The file is thick, and Moore says it draws attention to several flaws in the system that let Perkins out on the streets well before the end of his sentence.

"The state of Tennessee killed my daughter just as much as he did. All these steps along the way, all these things that at any time if one person had said no or we need to report this or, when he got caught shoplifting."

Moore has contacted her state Sen. Doug Overbey (R-Maryville) for help to make Amelia's Law a reality.

"I think we can do better with regard to our sentencing laws in Tennessee, as this matter has demonstrated are weak and too lenient," Overbey said.

For Moore, that means a dramatic change in the law. "It's almost every day I find out something new about this man's history that just makes it, it's almost to the point of it's bizarre. All the stuff he did, all the stuff he got away with, and all the stuff the state did," Moore said.

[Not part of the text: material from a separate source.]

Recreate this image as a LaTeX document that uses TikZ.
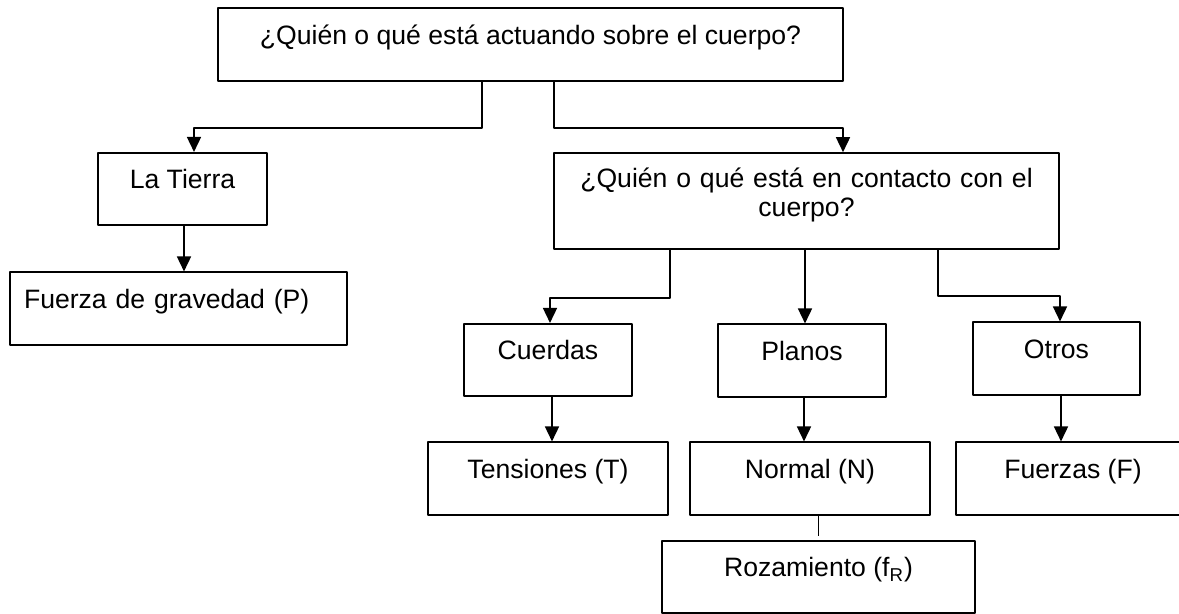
\documentclass[tikz,border=0pt]{standalone}
\usepackage{fontspec}
\setmainfont{Liberation Sans}
\usetikzlibrary{arrows.meta}
\begin{document}
\begin{tikzpicture}[>={Triangle[width=7bp,length=7.5bp]},line join=bevel,line width=0.8bp,
  caja/.style={draw,inner sep=0pt,align=center,text height=18bp,text depth=18.25bp,
    font=\fontsize{13.3bp}{14.5bp}\selectfont},]
\useasboundingbox (0bp,0bp) rectangle (589.5bp,307bp);
%%
\node (node_quien) at (265.25bp,284.75bp) [caja,minimum width=312.5bp] {¿Quién o qué está actuando sobre el cuerpo?};
  \node (node_tierra) at (91.25bp,212.5bp) [caja,minimum width=84.5bp] {La Tierra};
  \node (node_gravedad) at (89.25bp,152.75bp) [caja,inner xsep=7bp,text width=154.5bp,align=left] {Fuerza de gravedad (P)};
  \node (node_contacto) at (403.25bp,206.5bp) [caja,text width=252.5bp,text height=17.5bp,text depth=30.5bp] {¿Quién o qué está en contacto con el\\cuerpo?};
  \node (node_cuerdas) at (274bp,127bp) [caja,minimum width=84bp] {Cuerdas};
  \node (node_planos) at (401bp,126.75bp) [caja,minimum width=84bp] {Planos};
  \node (node_otros) at (528.25bp,127.75bp) [caja,minimum width=83.5bp] {Otros};
  \node (node_tensiones) at (274bp,67.75bp) [caja,minimum width=120bp] {Tensiones (T)};
  \node (node_normal) at (405bp,67.75bp) [caja,minimum width=120bp] {Normal (N)};
  \node (node_fuerzas) at (536.5bp,67.75bp) [caja,minimum width=117bp] {Fuerzas (F)};
  \node (node_rozamiento) at (409.25bp,18.5bp) [caja,minimum width=156.5bp] {Rozamiento (f\textsubscript{R})};
%
  \draw [black,->] (node_quien.south -| 241bp,0) -- (241bp,243bp) -| (node_tierra.north -| 97bp,0);
  \draw [black,->] (node_quien.south -| 277bp,0) -- (277bp,243bp) -| (node_contacto.north -| 421.5bp,0);
  \draw [black,->] (node_tierra.south -| 92bp,0) -- (node_gravedad.north -| 92bp,0);
  \draw [black,->] (node_contacto.south -| 335bp,0) -- (335bp,158bp) -| (node_cuerdas.north -| 275bp,0);
  \draw [black,->] (node_contacto.south -| 402.5bp,0) -- (node_planos.north -| 402.5bp,0);
  \draw [black,->] (node_contacto.south -| 469bp,0) -- (469bp,159bp) -| (node_otros.north -| 530bp,0);
  \draw [black,->] (node_cuerdas.south -| 276bp,0) -- (node_tensiones.north -| 276bp,0);
  \draw [black,->] (node_planos.south -| 402bp,0) -- (node_normal.north -| 402bp,0);
  \draw [black,->] (node_otros.south -| 530.5bp,0) -- (node_fuerzas.north -| 530.5bp,0);
  \draw [black,shorten >=2bp] (node_normal.south -| 409.25bp,0) -- (node_rozamiento.north -| 409.25bp,0);
%
\end{tikzpicture}
\end{document}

6 News called the Probation and Parole Board Friday to hear their side. A statement from Communications Director Melissa McDonald said Perkins first became eligible for parole in 2006. Parole was denied during that hearing, and in two subsequent hearings in 2007 and 2008.

In 2009, the board granted Perkins' release, based on time served and the progress he made while he was incarcerated.

The statement adds that Perkins had "served several months beyond the average time offenders serve for convictions like he had. Additionally, all state statutes and decision-making rules were followed in making the decision to grant parole in this case."